A rewarding encouragement
“Inasmuch as ye have done it unto one of the least of these my brethren, ye have done it unto me.” (Mt. 25:40)
Here is both a rewarding encouragement and a warning that should bring us up short. Whatever we do to Christ’s brethren is reckoned as being done unto Himself.
We can show kindness to the Lord Jesus any day by showing kindness to a fellow-believer. When we show hospitality to God’s people, it is the same as if we entertain Him in our homes. If we give them the master bedroom, we are giving it to Him.
Almost anyone would be quick to do everything possible for the Savior if He came as King of kings and Lord of lords.

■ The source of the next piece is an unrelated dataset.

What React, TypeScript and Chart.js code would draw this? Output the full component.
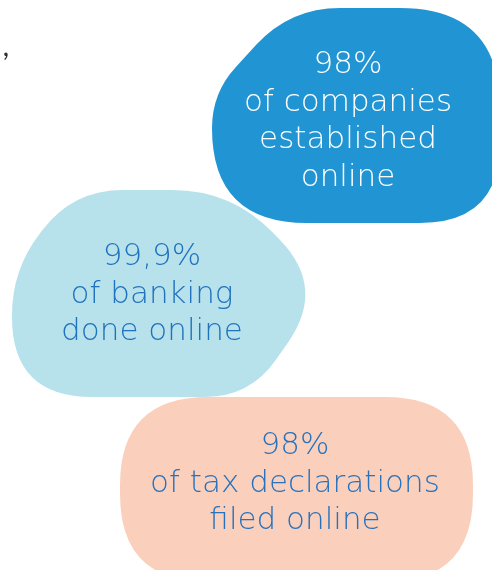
import React, { useEffect, useRef } from "react";
import { Chart, registerables } from "chart.js";

Chart.register(...registerables);

// ---- data ----
const statValues: string[] = ["98%", "99,9%", "98%"];
const statLabelsA: string[] = ["of companies", "of banking", "of tax declarations"];
const statLabelsB: string[] = ["established", "done online", "filed online"];
const statLabelsC: string[] = ["online", "", ""];

// ---- layout (scale units, canvas 492 x 570) ----
const W = 492;
const H = 570;
const anchorsX = [348, 152, 295];
const anchorsY = [65, 257, 446];
const fillColors = ["#2195d3", "#b7e2ec", "#fad0bd"];
const textColors = ["#ffffff", "#1f72bd", "#2672bd"];
const LINE_GAP = 37.5;

// blob outlines: control polygon [x, y, cornerCut]
const blobDark: [number, number, number][] = [
  [290, 8, 50],
  [500, 8, 100],
  [500, 223, 80],
  [212, 223, 95],
  [212, 93, 35],
];
const blobLight: [number, number, number][] = [
  [73, 190, 50],
  [232, 190, 60],
  [326, 288, 66],
  [250, 397, 45],
  [12, 397, 80],
  [12, 270, 45],
];
const blobPeach: [number, number, number][] = [
  [120, 397, 88],
  [473, 397, 88],
  [473, 582, 88],
  [120, 582, 88],
];

function blobPath(
  ctx: CanvasRenderingContext2D,
  pts: [number, number, number][],
  sx: (v: number) => number,
  sy: (v: number) => number
) {
  const n = pts.length;
  const V = pts.map(([x, y, d]) => ({ x: sx(x), y: sy(y), d: Math.abs(sx(d) - sx(0)) }));
  const unit = (a: any, b: any) => {
    const dx = b.x - a.x;
    const dy = b.y - a.y;
    const L = Math.hypot(dx, dy) || 1;
    return { x: dx / L, y: dy / L };
  };
  const A: { x: number; y: number }[] = [];
  const B: { x: number; y: number }[] = [];
  for (let i = 0; i < n; i++) {
    const v = V[i];
    const prev = V[(i - 1 + n) % n];
    const next = V[(i + 1) % n];
    const up = unit(v, prev);
    const un = unit(v, next);
    A.push({ x: v.x + up.x * v.d, y: v.y + up.y * v.d });
    B.push({ x: v.x + un.x * v.d, y: v.y + un.y * v.d });
  }
  ctx.beginPath();
  ctx.moveTo(B[n - 1].x, B[n - 1].y);
  for (let i = 0; i < n; i++) {
    ctx.lineTo(A[i].x, A[i].y);
    ctx.quadraticCurveTo(V[i].x, V[i].y, B[i].x, B[i].y);
  }
  ctx.closePath();
}

const blobPlugin = {
  id: "blobs",
  beforeDatasetsDraw(chart: any) {
    const ctx: CanvasRenderingContext2D = chart.ctx;
    const xs = chart.scales.x;
    const ys = chart.scales.y;
    const sx = (v: number) => xs.getPixelForValue(v);
    const sy = (v: number) => ys.getPixelForValue(v);
    ctx.save();
    // stray fragment of cropped text at top left
    ctx.fillStyle = "#2e2e2e";
    ctx.font = '400 28px "Lato", sans-serif';
    ctx.textAlign = "right";
    ctx.textBaseline = "alphabetic";
    ctx.fillText(",", sx(9), sy(56));

    const shapes = [blobDark, blobLight, blobPeach];
    for (let i = shapes.length - 1; i >= 0; i--) {
      ctx.fillStyle = fillColors[i];
      blobPath(ctx, shapes[i], sx, sy);
      ctx.fill();
    }

    // texts
    ctx.textAlign = "center";
    ctx.textBaseline = "middle";
    ctx.font = '200 31px "DejaVu Sans ExtraLight", "DejaVu Sans", sans-serif';
    for (let i = 0; i < statValues.length; i++) {
      const lines = [statValues[i], statLabelsA[i], statLabelsB[i], statLabelsC[i]].filter((s) => s);
      ctx.fillStyle = textColors[i];
      lines.forEach((ln, k) => {
        ctx.fillText(ln, sx(anchorsX[i]), sy(anchorsY[i] + k * LINE_GAP));
      });
    }
    ctx.restore();
  },
};

export default function App() {
  const ref = useRef<HTMLCanvasElement | null>(null);
  useEffect(() => {
    document.body.style.margin = "0";
    document.body.style.background = "#ffffff";
    if (!ref.current) return;
    const chart = new Chart(ref.current, {
      type: "scatter",
      data: {
        datasets: statValues.map((v, i) => ({
          label: v,
          data: [{ x: anchorsX[i], y: anchorsY[i] }],
          pointRadius: 0,
          backgroundColor: fillColors[i],
        })),
      },
      options: {
        responsive: false,
        animation: false,
        layout: { padding: 0 },
        plugins: { legend: { display: false }, tooltip: { enabled: false } },
        scales: {
          x: { type: "linear", min: 0, max: W, display: false },
          y: { type: "linear", min: 0, max: H, reverse: true, display: false },
        },
      },
      plugins: [blobPlugin],
    });
    return () => chart.destroy();
  }, []);
  return (
    <div style={{ width: W, height: H, background: "#fff" }}>
      <canvas ref={ref} width={W} height={H} style={{ display: "block", width: W, height: H }} />
    </div>
  );
}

But He commonly comes to our door in very humble guise, and it is this that puts us to the test. The way we treat the least of His brethren is the way we treat Him.
A godly old preacher visited an assembly in hopes of being able to share with the saints from the Word. He did not have personal charisma and may not have had a dynamic pulpit style. But he was a servant of God and did have a message from the Lord. The elders told him that they could not ask him to stay for meetings and suggested that he go to a meeting in the black ghetto. He did, and was warmly received by the brethren there. During his week of meetings, he took a heart attack and died. It was as if the Lord was saying to the brothers in the fashionable assembly, “You may not have wanted him but I did. In refusing him you refused Me.”
In his poem “How the Great Guest Came,” Edwin Mark-ham tells of an old cobbler who made elaborate preparations for a dreamed-of visit from the Lord. The Lord never came. But when a beggar came, the cobbler put shoes on his feet. When an old lady came, the cobbler helped her with her load and gave her food. When a lost child came, the cobbler took her back to her mother.
Then soft in the silence a voice he heard:
Lift up your heart, for I kept my word.
Three times I came to your friendly door;
Three times my shadow was on your floor.
I was the beggar with bruised feet,
I was the woman you gave to eat,
I was the child in the homeless street.